Monday, April 30, 2018

THE VISION REMAINS INTACT


Following the sale of both the Aupōuri forest and the Kaitāia-based NPL mill in 1990 to Juken New Zealand (JNL), the members of the Northern Federation of Māori Authorities (NORFED) negotiated individual lease reviews with JNL for each of their forests.

By the mid-1990s, NORFED had effectively gone into recess, but the vision remained intact.  In the intervening years, the Aupōuri forest has changed ownership at least once more, and the original mill, built in the 1980s, has been expanded to include other mills which produce other wood panel products besides triboard.

There were a number of factors that influenced the building of those mills in Kaitāia.  The support of local and central government regulators helped, as did the town’s proximity to the neighbouring Aupōuri forest with its nursery and forest school, both since closed.

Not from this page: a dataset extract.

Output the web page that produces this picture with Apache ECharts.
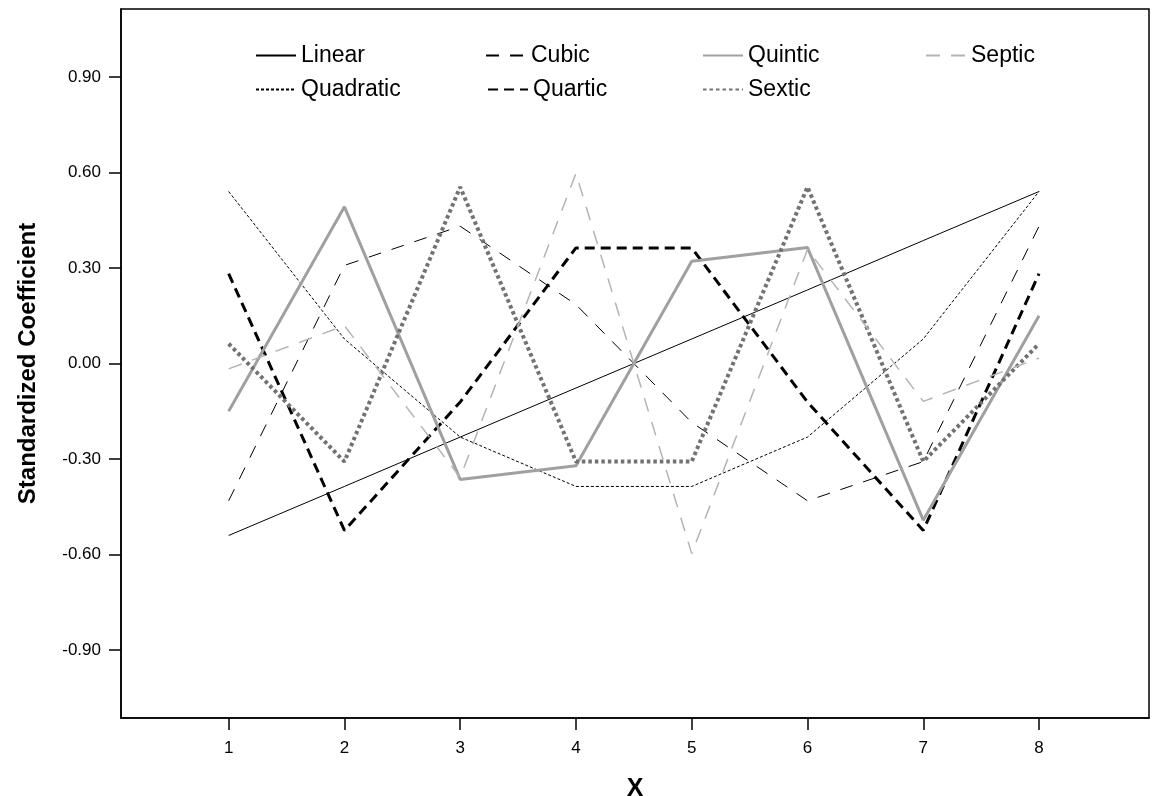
<!DOCTYPE html>
<html>
<head>
<meta charset="utf-8">
<script src="https://cdn.jsdelivr.net/npm/echarts@6/dist/echarts.min.js"></script>
<style>html,body{margin:0;padding:0;background:#fff}#c{width:1153px;height:796px}</style>
</head>
<body>
<div id="c"></div>
<script>
var xValues = [1, 2, 3, 4, 5, 6, 7, 8];
var linear    = [-0.540, -0.386, -0.231, -0.077, 0.077, 0.231, 0.386, 0.540];
var quadratic = [0.540, 0.077, -0.231, -0.386, -0.386, -0.231, 0.077, 0.540];
var cubic     = [-0.431, 0.308, 0.431, 0.185, -0.185, -0.431, -0.308, 0.431];
var quartic   = [0.282, -0.524, -0.121, 0.363, 0.363, -0.121, -0.524, 0.282];
var quintic   = [-0.150, 0.492, -0.364, -0.321, 0.321, 0.364, -0.492, 0.150];
var sextic    = [0.062, -0.308, 0.554, -0.308, -0.308, 0.554, -0.308, 0.062];
var septic    = [-0.017, 0.119, -0.358, 0.597, -0.597, 0.358, -0.119, 0.017];
var yTicks = [-0.90, -0.60, -0.30, 0.00, 0.30, 0.60, 0.90];
var xTicks = [1, 2, 3, 4, 5, 6, 7, 8];

var defs = [
  {name: 'Linear', data: linear, color: '#000000', width: 1, type: 'solid', left: 255, top: 44},
  {name: 'Quadratic', data: quadratic, color: '#000000', width: 1, type: [3, 2], left: 255, top: 78},
  {name: 'Cubic', data: cubic, color: '#000000', width: 1, type: [13, 11], left: 485, top: 44},
  {name: 'Quartic', data: quartic, color: '#000000', width: 3, type: [10, 6], left: 487, top: 78},
  {name: 'Quintic', data: quintic, color: '#a0a0a0', width: 3, type: 'solid', left: 702, top: 44},
  {name: 'Sextic', data: sextic, color: '#727272', width: 4, type: [3.5, 3], left: 702, top: 78},
  {name: 'Septic', data: septic, color: '#b4b4b4', width: 1.5, type: [14, 11], left: 925, top: 44}
];

var series = defs.map(function (d) {
  return {
    name: d.name,
    type: 'line',
    data: xValues.map(function (x, i) { return [x, d.data[i]]; }),
    symbol: 'none',
    silent: true,
    animation: false,
    lineStyle: {color: d.color, width: d.width, type: d.type},
    itemStyle: {color: d.color}
  };
});

var legends = defs.map(function (d) {
  return {
    data: [d.name],
    left: d.left,
    top: d.top,
    itemWidth: 40,
    itemHeight: 14,
    itemGap: 0,
    padding: 0,
    selectedMode: false,
    itemStyle: {opacity: 0, borderWidth: 0},
    textStyle: {fontFamily: 'Liberation Sans', fontSize: 23, color: '#000'}
  };
});

var chart = echarts.init(document.getElementById('c'), null, {renderer: 'canvas'});
chart.setOption({
  backgroundColor: '#ffffff',
  animation: false,
  legend: legends,
  grid: {left: 121, right: 4, top: 9, bottom: 78, containLabel: false, outerBoundsMode: 'none',
         show: true, borderColor: '#000', borderWidth: 1.5},
  xAxis: {
    type: 'value',
    min: 0.07,
    max: 8.95,
    name: 'X',
    nameLocation: 'middle',
    nameGap: 59,
    nameTextStyle: {fontFamily: 'Liberation Sans', fontSize: 25, fontWeight: 'bold', color: '#000'},
    axisLine: {show: true, onZero: false, lineStyle: {color: '#000', width: 1.5}},
    axisTick: {show: true, length: 12, customValues: xTicks, lineStyle: {color: '#000', width: 1.5}},
    axisLabel: {customValues: xTicks, fontFamily: 'Liberation Sans', fontSize: 17, color: '#000', margin: 22,
                formatter: function (v) { return String(v); }},
    splitLine: {show: false}
  },
  yAxis: {
    type: 'value',
    min: -1.113,
    max: 1.113,
    name: 'Standardized Coefficient',
    nameLocation: 'middle',
    nameGap: 81,
    nameTextStyle: {fontFamily: 'Liberation Sans', fontSize: 24, fontWeight: 'bold', color: '#000'},
    axisLine: {show: true, onZero: false, lineStyle: {color: '#000', width: 1.5}},
    axisTick: {show: true, length: 12, customValues: yTicks, lineStyle: {color: '#000', width: 1.5}},
    axisLabel: {customValues: yTicks, fontFamily: 'Liberation Sans', fontSize: 17, color: '#000', margin: 20,
                formatter: function (v) { return v.toFixed(2); }},
    splitLine: {show: false}
  },
  series: series
});
</script>
</body>
</html>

However, in my opinion, these were all secondary to the relationship and agreement between Keith Hunt and the NORFED forest owners.  

Whether you love, hate or are completely indifferent to the original mill, it was built on the shared vision of NORFED and NPL leaders. 

Similarly, in the 1960s and 70s, the Aupōuri forest had been planted on the shared vision of local Iwi and New Zealand Forest Service (NZFS) leaders. But, while Dr Barry Rigby’s 1999 report, A History of the Aupouri State Forest, fully covers the establishment of the Aupōuri forest, there isn’t a similar record about the NORFED forests and the NPL mill; what little there is mentions Keith Hunt only in passing, and NORFED’s leaders not at all.  That is why, in recent weeks, I have serialised this brief history about them.  It is nowhere near complete, but it is a start.

As Pētia Welsh predicted in the 1970s, forestry has become an economic mainstay in the region, and the power players are those who operate across the whole value chain of the industry.  Central to their success are the JNL mills, the 21,283 ha Aupōuri forest and the 12,000 has of forests planted on lands owned by the founding members of NORFED. 

Today’s entrepreneurs may disagree with NORFED’S focus on the monoculture of radiata pine; hei aha (whatever).  Theirs was a wide vision, but it was forged during a time when narrow monoculturalism was the norm across all aspects of society and so their focus, by necessity, was also narrowed.   

Observing the steam issuing daily from the mills and the hundreds of workers and tonnes of logs passing through their gates, I am grateful that today’s entrepreneurs can have a wider vision and focus and are further across the entire value chain of their chosen industries than NORFED was able to get in forestry.

But most of all, I’m grateful to those entrepreneurs who preceded them, including Pētia (Bill) Welsh, Andrew Rollo, John Brown, Matiu Rata, Amy Tatana, Bully Kendall, Gloria Herbert ara ngā mate katoa o NORFED me ta rātou hoa mahi, Keith Hunt.  The vision remains intact.